== Data lines ==
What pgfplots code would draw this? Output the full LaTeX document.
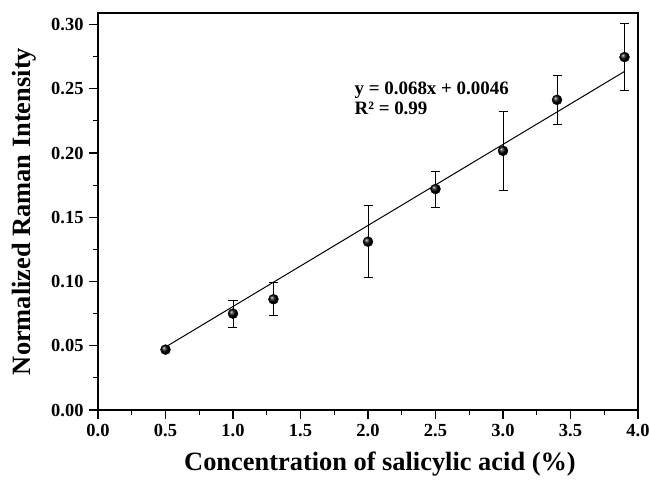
\documentclass[border=0pt]{standalone}
\usepackage{pgfplots}
\pgfplotsset{compat=1.18}
\usepackage{fontspec}
\setmainfont{Liberation Serif}
\begin{document}
\begin{tikzpicture}
\begin{axis}[
  name=ax,
  scale only axis,
  width=540bp, height=397bp,
  xmin=0, xmax=4, ymin=0, ymax=0.309,
  xtick={0,0.5,...,4.0},
  ytick={0,0.05,...,0.30},
  minor x tick num=1, minor y tick num=1,
  tick align=outside,
  xtick pos=bottom, ytick pos=left,
  major tick length=9bp, minor tick length=5bp,
  every tick/.style={black, line width=1.1pt},
  axis line style={line width=1.1pt},
  /pgf/number format/assume math mode=true,
  xticklabel style={yshift=-2bp, /pgf/number format/.cd, fixed, fixed zerofill, precision=1},
  yticklabel style={xshift=-2bp, /pgf/number format/.cd, fixed, fixed zerofill, precision=2},
  ticklabel style={font=\bfseries\fontsize{18.5}{18.5}\selectfont},
  xlabel={Concentration of salicylic acid (\%)},
  ylabel={Normalized Raman Intensity},
  label style={font=\bfseries\fontsize{26.5}{26.5}\selectfont},
  xlabel style={yshift=-8bp, xshift=12bp},
  ylabel style={yshift=8bp},
  clip=false,
]
\addplot[black, line width=1pt] coordinates {(0.5,0.049) (3.9,0.2635)};
\addplot[
  only marks, mark=ball, mark size=5bp, ball color=black,
  error bars/.cd, y dir=both, y explicit,
  error mark options={rotate=90, mark size=4.5bp, line width=1pt, black},
  error bar style={line width=1pt, black},
] coordinates {
  (0.5,0.0470) +- (0,0.0015)
  (1.0,0.0750) +- (0,0.0105)
  (1.3,0.0862) +- (0,0.0130)
  (2.0,0.1310) +- (0,0.0280)
  (2.5,0.1720) +- (0,0.0140)
  (3.0,0.2017) +- (0,0.0305)
  (3.4,0.2414) +- (0,0.0190)
  (3.9,0.2747) +- (0,0.0260)
};
\node[anchor=base west, font=\bfseries\fontsize{19}{19}\selectfont, inner sep=0pt] at (axis cs:1.9,0.2453) {y = 0.068x + 0.0046};
\node[anchor=base west, font=\bfseries\fontsize{19}{19}\selectfont, inner sep=0pt] at (axis cs:1.9,0.2297) {R² = 0.99};
\end{axis}
\pgfresetboundingbox
\path ([xshift=-98bp,yshift=-71bp]ax.south west) rectangle ([xshift=12bp,yshift=13bp]ax.north east);
\end{tikzpicture}
\end{document}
===
> _Written problem_
Reproduce the material in its entirety and word for word, without the pictures.

> _Answer to this exercise_
What pgfplots code would draw this? Output the full LaTeX document.
\documentclass[border=0pt]{standalone}
\usepackage{pgfplots}
\pgfplotsset{compat=1.18}
\usepackage{fontspec}
\setmainfont{Liberation Serif}
\begin{document}
\begin{tikzpicture}
\begin{axis}[
  name=ax,
  scale only axis,
  width=540bp, height=397bp,
  xmin=0, xmax=4, ymin=0, ymax=0.309,
  xtick={0,0.5,...,4.0},
  ytick={0,0.05,...,0.30},
  minor x tick num=1, minor y tick num=1,
  tick align=outside,
  xtick pos=bottom, ytick pos=left,
  major tick length=9bp, minor tick length=5bp,
  every tick/.style={black, line width=1.1pt},
  axis line style={line width=1.1pt},
  /pgf/number format/assume math mode=true,
  xticklabel style={yshift=-2bp, /pgf/number format/.cd, fixed, fixed zerofill, precision=1},
  yticklabel style={xshift=-2bp, /pgf/number format/.cd, fixed, fixed zerofill, precision=2},
  ticklabel style={font=\bfseries\fontsize{18.5}{18.5}\selectfont},
  xlabel={Concentration of salicylic acid (\%)},
  ylabel={Normalized Raman Intensity},
  label style={font=\bfseries\fontsize{26.5}{26.5}\selectfont},
  xlabel style={yshift=-8bp, xshift=12bp},
  ylabel style={yshift=8bp},
  clip=false,
]
\addplot[black, line width=1pt] coordinates {(0.5,0.049) (3.9,0.2635)};
\addplot[
  only marks, mark=ball, mark size=5bp, ball color=black,
  error bars/.cd, y dir=both, y explicit,
  error mark options={rotate=90, mark size=4.5bp, line width=1pt, black},
  error bar style={line width=1pt, black},
] coordinates {
  (0.5,0.0470) +- (0,0.0015)
  (1.0,0.0750) +- (0,0.0105)
  (1.3,0.0862) +- (0,0.0130)
  (2.0,0.1310) +- (0,0.0280)
  (2.5,0.1720) +- (0,0.0140)
  (3.0,0.2017) +- (0,0.0305)
  (3.4,0.2414) +- (0,0.0190)
  (3.9,0.2747) +- (0,0.0260)
};
\node[anchor=base west, font=\bfseries\fontsize{19}{19}\selectfont, inner sep=0pt] at (axis cs:1.9,0.2453) {y = 0.068x + 0.0046};
\node[anchor=base west, font=\bfseries\fontsize{19}{19}\selectfont, inner sep=0pt] at (axis cs:1.9,0.2297) {R² = 0.99};
\end{axis}
\pgfresetboundingbox
\path ([xshift=-98bp,yshift=-71bp]ax.south west) rectangle ([xshift=12bp,yshift=13bp]ax.north east);
\end{tikzpicture}
\end{document}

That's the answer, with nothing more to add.